What we do know about Andrew is that he is a recovering alcoholic. He will proudly tell you he has been clean and sober for almost 19 years; he still attends Alcoholics Anonymous meetings with churchlike regularity. He was born in the Thirties in eastern Pennsylvania of German, English and Pennsylvania Dutch stock, and claims that his great-great-grandmother was Daniel Boone's sister. He doesn't want to reveal the exact place he's from back East, but says, "It's between Harrisburg and Philadelphia."

One of several children of a prominent physician and his nurse wife, Andrew grew up in middle-class comfort with a black nanny whom he worshiped.

"As a kid, I was either drawing or cooking," he says. "I started doing drugs when I was 12 years old, having to take pills because I was fat. I weighed 286 when I was 12 years old."
Later, he says, a brief stint in the Air Force pared him down to 175 pounds.
After high school, Andrew went to business school in Pennsylvania, then on to Fannie Farmer's School of Cookery in Boston (I specialized in pastries"). In 1954, he attended the Art Career School in New York City, the Academy of Art on Sutter Street in San Francisco and the Rudolph Schaefer School of Design on Coit Hill. After returning to New York for more classes, he went back to his hometown in Pennsylvania. "That was my mistake, because I lived there for 28 years after I came back," he says. Andrew supported himself by selling his paintings and doing numerology readings. "I've made more money out of numerology than painting," he claims. "I was also a psychic medium, and I still do readings. In the old days, I thought I had to be high as a kite to do a reading, like Arthur Ford, who was a great psychic who discovered his psychic powers after an automobile accident when he was given morphine. I discovered that wasn't true."

Drugs and drink eventually took their toll; at some point, drugs caused the loss of most of his teeth. "However," Andrew says, "I was very prolific even when I was high; I did almost 2,000 paintings in one year at one point." Trouble with the law finally forced him to abandon addictive substances. Andrew credits AA with turning him around. "In Pennsylvania, I had AA meetings in my living room downstairs every day, three meetings a day."

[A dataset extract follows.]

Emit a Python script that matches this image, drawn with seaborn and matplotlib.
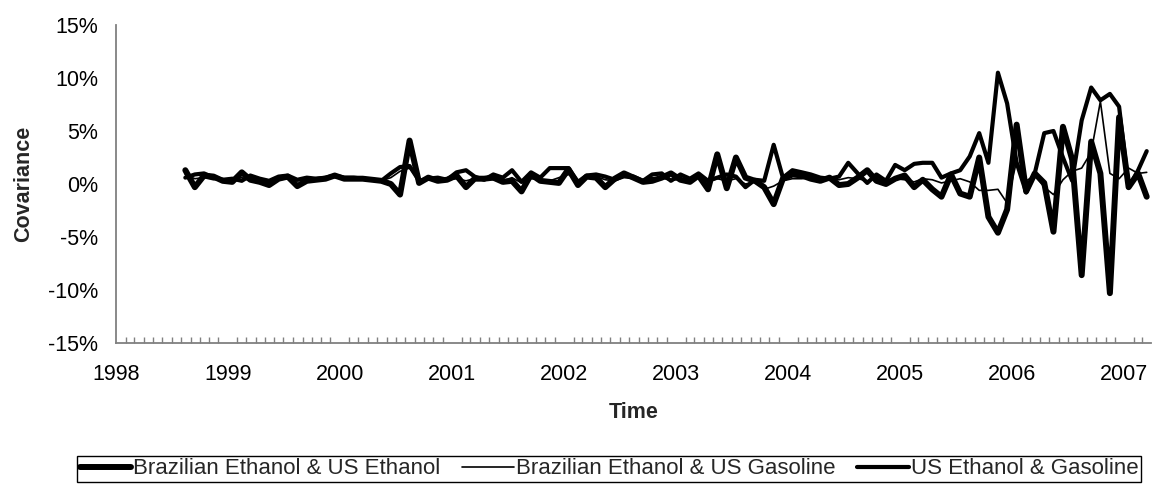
import pandas as pd
import matplotlib
matplotlib.use("Agg")
import matplotlib.pyplot as plt
import matplotlib.dates as mdates
from matplotlib.ticker import PercentFormatter, MultipleLocator
import seaborn as sns

# monthly observations, Aug 1998 - Mar 2007 (values in %)
months = pd.date_range("1998-08-01", "2007-03-01", freq="MS") + pd.Timedelta(days=14)

# Brazilian Ethanol & US Ethanol (thick line)
a_1998 = [1.3, -0.3, 0.8, 0.7, 0.3]
a_1999 = [0.2, 1.1, 0.4, 0.2, -0.1, 0.5, 0.7, -0.2, 0.3, 0.4, 0.5, 0.8]
a_2000 = [0.5, 0.5, 0.5, 0.4, 0.3, 0.0, -1.0, 4.1, 0.1, 0.6, 0.3, 0.4]
a_2001 = [0.8, -0.3, 0.5, 0.5, 0.6, 0.2, 0.3, -0.7, 0.9, 0.3, 0.2, 0.1]
a_2002 = [1.4, -0.1, 0.7, 0.6, -0.3, 0.5, 1.0, 0.6, 0.2, 0.3, 0.6, 1.0]
a_2003 = [0.4, 0.2, 0.8, -0.5, 2.8, -0.4, 2.5, 0.6, 0.3, -0.3, -1.9, 0.5]
a_2004 = [0.9, 0.8, 0.5, 0.3, 0.6, -0.1, 0.0, 0.6, 1.3, 0.3, 0.0, 0.5]
a_2005 = [0.8, -0.3, 0.4, -0.5, -1.2, 0.9, -0.9, -1.2, 2.5, -3.1, -4.6, -2.4]
a_2006 = [5.6, -0.7, 1.0, 0.1, -4.5, 5.4, 2.3, -8.6, 4.0, 1.0, -10.3, 6.3]
a_2007 = [-0.3, 1.0, -1.2]

# Brazilian Ethanol & US Gasoline (thin line)
b_1998 = [0.9, 0.5, 0.6, 0.4, 0.5]
b_1999 = [0.4, 0.6, 0.3, 0.3, 0.2, 0.4, 0.5, 0.3, 0.4, 0.5, 0.6, 0.6]
b_2000 = [0.5, 0.5, 0.4, 0.4, 0.3, 0.6, 1.2, 1.5, 0.3, 0.4, 0.5, 0.4]
b_2001 = [0.5, 0.3, 0.5, 0.6, 0.4, 0.3, 0.6, 0.1, 0.5, 0.4, 0.3, 0.6]
b_2002 = [0.9, 0.3, 0.6, 0.7, 0.4, 0.3, 0.6, 0.5, 0.4, 0.6, 0.6, 0.3]
b_2003 = [0.5, 0.4, 0.6, 0.2, 0.5, 0.3, 0.5, 0.0, 0.2, -0.5, -0.2, 0.3]
b_2004 = [0.5, 0.5, 0.6, 0.5, 0.4, 0.4, 0.6, 0.5, 0.3, 0.6, 0.4, 0.5]
b_2005 = [0.4, 0.2, 0.5, 0.4, 0.1, 0.3, 0.5, 0.2, -0.6, -0.6, -0.5, -1.8]
b_2006 = [2.2, 0.3, 0.8, -0.3, -1.0, 0.4, 1.2, 1.5, 3.0, 7.8, 1.0, 0.5]
b_2007 = [1.5, 1.0, 1.1]

# US Ethanol & Gasoline (medium line)
c_1998 = [0.6, 0.9, 1.0, 0.6, 0.4]
c_1999 = [0.5, 0.3, 0.8, 0.5, 0.3, 0.7, 0.8, 0.4, 0.6, 0.5, 0.6, 0.8]
c_2000 = [0.6, 0.6, 0.5, 0.4, 0.3, 1.0, 1.6, 1.7, 0.3, 0.5, 0.6, 0.4]
c_2001 = [1.1, 1.3, 0.7, 0.4, 0.9, 0.6, 1.3, 0.2, 1.1, 0.6, 1.5, 1.5]
c_2002 = [1.5, 0.2, 0.8, 0.9, 0.7, 0.4, 0.8, 0.7, 0.3, 0.9, 1.0, 0.3]
c_2003 = [0.9, 0.5, 1.0, 0.3, 0.6, 0.9, 0.7, -0.3, 0.4, 0.3, 3.7, 0.6]
c_2004 = [1.3, 1.1, 0.9, 0.6, 0.5, 0.7, 2.0, 1.0, 0.1, 0.9, 0.3, 1.8]
c_2005 = [1.3, 1.9, 2.0, 2.0, 0.6, 1.0, 1.3, 2.6, 4.8, 2.0, 10.5, 7.6]
c_2006 = [2.0, -0.8, 1.0, 4.8, 5.0, 2.5, 0.3, 6.0, 9.1, 7.9, 8.5, 7.3]
c_2007 = [-0.3, 1.3, 3.1]

braz_us_eth = a_1998 + a_1999 + a_2000 + a_2001 + a_2002 + a_2003 + a_2004 + a_2005 + a_2006 + a_2007
braz_us_gas = b_1998 + b_1999 + b_2000 + b_2001 + b_2002 + b_2003 + b_2004 + b_2005 + b_2006 + b_2007
us_eth_gas = c_1998 + c_1999 + c_2000 + c_2001 + c_2002 + c_2003 + c_2004 + c_2005 + c_2006 + c_2007

labels = ["Brazilian Ethanol & US Ethanol", "Brazilian Ethanol & US Gasoline", "US Ethanol & Gasoline"]
widths = [4.3, 1.2, 3.0]

df = pd.DataFrame({"Time": months, labels[0]: braz_us_eth,
                   labels[1]: braz_us_gas, labels[2]: us_eth_gas})

sns.set_style("white")
plt.rcParams["font.family"] = ["Liberation Sans", "DejaVu Sans"]
plt.rcParams["axes.unicode_minus"] = False

fig = plt.figure(figsize=(11.54, 4.84), dpi=100)
ax = fig.add_axes([116 / 1154, 1 - 343 / 484, (1151 - 116) / 1154, (343 - 25) / 484])

for lab, lw in zip(labels, widths):
    sns.lineplot(data=df, x="Time", y=lab, ax=ax, color="black", linewidth=lw,
                 label=lab, solid_joinstyle="round", solid_capstyle="round")

ax.set_xlim(pd.Timestamp("1998-01-01"), pd.Timestamp("2007-03-29"))
ax.set_ylim(-15, 15)
ax.yaxis.set_major_locator(MultipleLocator(5))
ax.yaxis.set_major_formatter(PercentFormatter(xmax=100, decimals=0))
ax.xaxis.set_major_locator(mdates.YearLocator())
ax.xaxis.set_minor_locator(mdates.MonthLocator())
ax.xaxis.set_major_formatter(mdates.DateFormatter("%Y"))

for side in ["top", "right"]:
    ax.spines[side].set_visible(False)
for side in ["left", "bottom"]:
    ax.spines[side].set_color("#808080")
    ax.spines[side].set_linewidth(1.3)

ax.tick_params(axis="both", which="major", direction="out", length=5, width=1.2,
               color="#808080", labelsize=15.5, labelcolor="black", pad=8)
ax.tick_params(axis="x", which="major", pad=10)
ax.tick_params(axis="x", which="minor", direction="in", length=4, width=1.0,
               color="#808080", bottom=True)

ax.set_xlabel("Time", fontsize=15.5, fontweight="bold")
ax.set_ylabel("Covariance", fontsize=15.5, fontweight="bold")
ax.xaxis.set_label_coords(0.5, -0.185)
ax.yaxis.set_label_coords(-0.079, 0.5)

ax.legend(loc="center", bbox_to_anchor=(609 / 1154, 1 - 469 / 484),
          bbox_transform=fig.transFigure, ncol=3, fontsize=16, frameon=True,
          fancybox=False, edgecolor="black", framealpha=1, borderpad=0.12,
          handlelength=2.3, handletextpad=0.1, columnspacing=1.0, borderaxespad=0)
ax.get_legend().get_frame().set_linewidth(1.0)

fig.savefig("out.png", dpi=100)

At the urging of friend Claire Burnes, Andrew moved to Cottonwood after both of his parents died. Burnes is a fellow AA member from Pennsylvania and the manager of Cottonwood's Serenity hotel. After visiting the town for a week, Andrew was taken by the friendliness of its people, who would spontaneously greet him on the street.

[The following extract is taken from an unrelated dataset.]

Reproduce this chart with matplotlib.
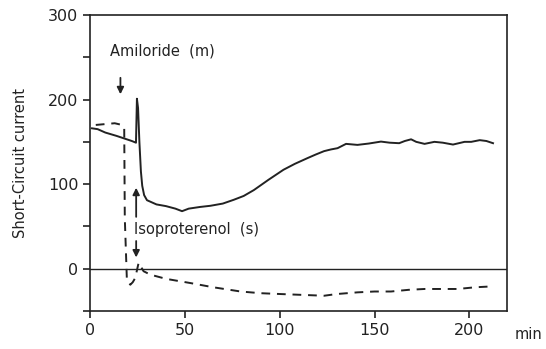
import numpy as np
import matplotlib
matplotlib.use("Agg")
import matplotlib.pyplot as plt

# =========================================================
# DATA
# =========================================================

# short-circuit current, mucosal amiloride (solid)
t_solid = [1, 4, 8, 14, 18, 22, 24.2, 24.7, 25.3, 26.0, 26.8, 27.5, 28.5, 30,
           35, 40, 45, 48.5, 52, 58, 63.5, 70, 75.8, 81, 86.4, 94, 102, 108,
           114.6, 119, 123.4, 127, 130.5, 135, 141, 147, 153.4, 158, 163, 166,
           169.3, 172, 176.4, 181.6, 186, 191.4, 197.5, 201, 205.5, 209, 212.5]
isc_solid = [166, 165, 161, 157, 154, 151, 149, 201, 190, 150, 115, 98, 87, 81,
             76, 74, 71, 68, 71, 73, 74.4, 77, 81.5, 86, 93, 105, 117, 124,
             130.7, 135, 139, 141, 142.5, 147.6, 146.4, 148, 150.3, 149, 148.4, 151,
             153, 150, 147.6, 150, 149, 146.8, 150, 150, 152, 151, 148.4]

# short-circuit current, serosal isoproterenol (dashed)
t_dash = [3, 8, 13, 16.8, 18.0, 18.3, 19.4, 21.2, 22.5, 23.8, 25.6, 28.2, 31.7,
          40, 52.9, 65, 79.4, 90, 100.5, 112, 123.4, 130, 141, 150, 158.7,
          168, 176.4, 185, 194, 203, 211.6]
isc_dash = [170, 171, 172, 170, 166, 60, -13, -19, -16, -11, 7, -3, -7,
            -12, -17, -22, -27, -29, -30, -31, -32, -30, -28, -27, -27,
            -25, -24, -24, -24, -22, -21]

yticks = [-50, 0, 50, 100, 150, 200, 250, 300]
ytick_labels = ["", "0", "", "100", "", "200", "", "300"]
xticks = [0, 50, 100, 150, 200]

ink = "#222222"

# =========================================================
# PLOT
# =========================================================

fig = plt.figure(figsize=(5.46, 3.49), dpi=100)
ax = fig.add_axes([0.165, 0.109, 0.764, 0.848])

ax.plot(t_solid, isc_solid, color=ink, lw=1.4)
ax.plot(t_dash, isc_dash, color=ink, lw=1.4, dashes=(4.5, 3.5))
ax.axhline(0, color=ink, lw=1.0)

ax.set_xlim(0, 220)
ax.set_ylim(-50, 300)
ax.set_yticks(yticks)
ax.set_yticklabels(ytick_labels)
ax.set_xticks(xticks)

for s in ax.spines.values():
    s.set_color(ink)
    s.set_linewidth(1.2)
ax.tick_params(colors=ink, labelsize=11.5, length=5, width=1.2)

ax.set_ylabel("Short-Circuit current", fontsize=10.5, color=ink, labelpad=14)
fig.text(0.943, 0.03, "min", fontsize=10.5, color=ink)

# annotations
ax.text(10.5, 258, "Amiloride  (m)", fontsize=10.5, color=ink, va="center")
ax.annotate("", xy=(16, 203), xytext=(16, 229),
            arrowprops=dict(arrowstyle="-|>", color=ink, lw=1.3,
                            mutation_scale=10))
ax.text(23.3, 46, "Isoproterenol  (s)", fontsize=10.5, color=ink, va="center")
ax.annotate("", xy=(24.3, 99), xytext=(24.3, 58),
            arrowprops=dict(arrowstyle="-|>", color=ink, lw=1.3,
                            mutation_scale=10))
ax.annotate("", xy=(24.3, 10), xytext=(24.3, 36),
            arrowprops=dict(arrowstyle="-|>", color=ink, lw=1.3,
                            mutation_scale=10))

fig.savefig("out.png", dpi=100)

"I had sent Sallie Lou out to Cottonwood to be with a sick aunt, because Claire lived here," Andrew recalls. "On the back of all her paintings from then on, it said that she lived in Cottonwood, Arizona." Little did he know that this would be a self-fulfilling prophecy.

Andrew's work has taken different directions since he moved to Arizona. He's finished his African-American series and is on to other things reflecting his new Southwestern home.

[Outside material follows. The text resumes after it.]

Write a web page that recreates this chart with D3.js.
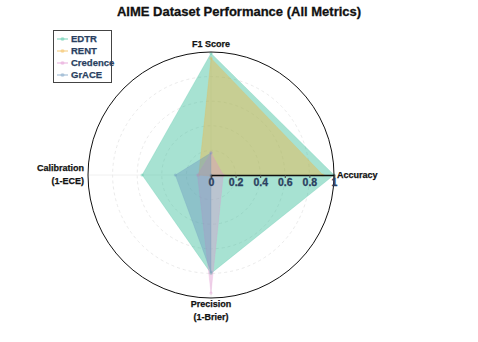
<!DOCTYPE html>
<html><head><meta charset="utf-8">
<script src="https://cdn.jsdelivr.net/npm/d3@7"></script>
<style>body{margin:0;background:#fff}svg{display:block;font-family:"Liberation Sans",Arial,sans-serif}</style>
</head><body>
<svg id="c" width="478" height="342"></svg>
<script>
const categories = ["Accuracy", "F1 Score", "Calibration (1-ECE)", "Precision (1-Brier)"];
const seriesNames = ["EDTR", "RENT", "Credence", "GrACE"];
const edtr = [1.0, 0.99, 0.56, 0.80];
const rent = [0.91, 0.95, 0.10, 0.01];
const credence = [0.10, 0.18, 0.11, 0.96];
const grace = [0.0, 0.18, 0.29, 0.79];
const radialTicks = [0, 0.2, 0.4, 0.6, 0.8, 1];
const colors = ["#3cbf9c", "#f2b23c", "#e08ccf", "#6a95bd"];
const gridTicks = [0.2, 0.4, 0.6, 0.8];

const svg = d3.select("#c");
const cx = 211, cy = 175, R = 123;
const r = d3.scaleLinear().domain([0, 1]).range([0, R]);
const ang = d3.scaleLinear().domain([0, categories.length]).range([Math.PI / 2, Math.PI / 2 - 2 * Math.PI]);
const g = svg.append("g").attr("transform", `translate(${cx},${cy})`);

g.selectAll("circle.grid").data(gridTicks).join("circle")
  .attr("r", d => r(d)).attr("fill", "none")
  .attr("stroke", "#e4e4e4").attr("stroke-width", 0.8).attr("stroke-dasharray", "3,3");
g.selectAll("line.spoke").data(categories).join("line")
  .attr("x1", 0).attr("y1", 0)
  .attr("x2", (d, i) => r(1) * Math.sin(ang(i)))
  .attr("y2", (d, i) => -r(1) * Math.cos(ang(i)))
  .attr("stroke", "#ececec").attr("stroke-width", 0.8);

const all = [edtr, rent, credence, grace];
const fillOp = [0.45, 0.42, 0.35, 0.42];
const line = d3.lineRadial().angle((d, i) => ang(i)).radius(d => r(d)).curve(d3.curveLinearClosed);
all.forEach((vals, k) => {
  g.append("path").attr("d", line(vals))
    .attr("fill", colors[k]).attr("fill-opacity", fillOp[k])
    .attr("stroke", colors[k]).attr("stroke-opacity", 0.2).attr("stroke-width", 1);
  g.selectAll(null).data(vals).join("circle")
    .attr("cx", (d, i) => r(d) * Math.sin(ang(i)))
    .attr("cy", (d, i) => -r(d) * Math.cos(ang(i)))
    .attr("r", 1.6).attr("fill", colors[k]).attr("fill-opacity", 0.35);
});

g.append("circle").attr("r", r(1)).attr("fill", "none").attr("stroke", "#111").attr("stroke-width", 1);

const ax = g.append("g").call(d3.axisBottom(r).tickValues(radialTicks).tickFormat(d => d3.format("~g")(d)).tickSize(3));
ax.select(".domain").attr("stroke", "#111").attr("stroke-width", 1.5);
ax.selectAll(".tick line").attr("stroke", "#444");
ax.selectAll(".tick text").attr("fill", "#2a3f5f").attr("font-size", 10.5).attr("font-weight", "bold")
  .attr("font-family", '"Liberation Sans",Arial,sans-serif').attr("y", 4).attr("dy", "0.71em")
  .attr("stroke", "#2a3f5f").attr("stroke-width", 0.3);

const labelLines = [["Accuracy"], ["F1 Score"], ["Calibration", "(1-ECE)"], ["Precision", "(1-Brier)"]];
const labelPos = [
  {x: R + 3, y: 0, anchor: "start", dy0: 3},
  {x: 0, y: -R - 5, anchor: "middle", dy0: 0},
  {x: -R - 4, y: 0, anchor: "end", dy0: -4},
  {x: 0, y: R + 9, anchor: "middle", dy0: 0}
];
labelLines.forEach((ls, i) => {
  const p = labelPos[i];
  const t = g.append("text").attr("x", p.x).attr("y", p.y).attr("text-anchor", p.anchor)
    .attr("font-size", 9).attr("font-weight", "bold").attr("fill", "#111")
    .attr("stroke", "#111").attr("stroke-width", 0.25);
  ls.forEach((s, j) => t.append("tspan").attr("x", p.x).attr("dy", j === 0 ? p.dy0 : 13).text(s));
});

svg.append("text").attr("x", 239).attr("y", 16).attr("text-anchor", "middle")
  .attr("font-size", 13).attr("font-weight", "bold").attr("fill", "#111")
  .attr("stroke", "#111").attr("stroke-width", 0.3)
  .text("AIME Dataset Performance (All Metrics)");

const lg = svg.append("g").attr("transform", "translate(53,30)");
lg.append("rect").attr("x", 0.5).attr("y", 0.5).attr("width", 58).attr("height", 52)
  .attr("fill", "#fff").attr("stroke", "#444").attr("stroke-width", 1);
seriesNames.forEach((n, k) => {
  const y = 9 + k * 12;
  lg.append("line").attr("x1", 4).attr("x2", 15).attr("y1", y).attr("y2", y)
    .attr("stroke", colors[k]).attr("stroke-opacity", 0.35).attr("stroke-width", 2);
  lg.append("circle").attr("cx", 9.5).attr("cy", y).attr("r", 2).attr("fill", colors[k]).attr("fill-opacity", 0.35);
  lg.append("text").attr("x", 18).attr("y", y + 3.3).attr("font-size", 9.5).attr("font-weight", "bold")
    .attr("fill", "#2a3f5f").attr("stroke", "#2a3f5f").attr("stroke-width", 0.25).text(n);
});
</script>
</body></html>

Cactus crops up in the paintings now. There are convoluted dreamscapes and portraits of friends and people just passing through. There's a scene of Claire hanging lacy underwear and serapes on a clothesline in front of the Serenity hotel, and one titled "The Greater Sedona Area All-Girl Filharmonic." It's filled with buxom, beaming girls, white, black, brown and red, playing a motley assortment of instruments.

And there are the erotic pieces, with priapic males and alluring females, often on the bottom of some yard-sale find that Andrew has transmuted into an objet d'art.

He still pursues some of his favorite themes, however.
"I still do variations of my watermelon, which everyone loves. Like the watermelon fish, with slices of watermelon for scales. And I'm still doing Adam and Eve and the Immaculate Conception.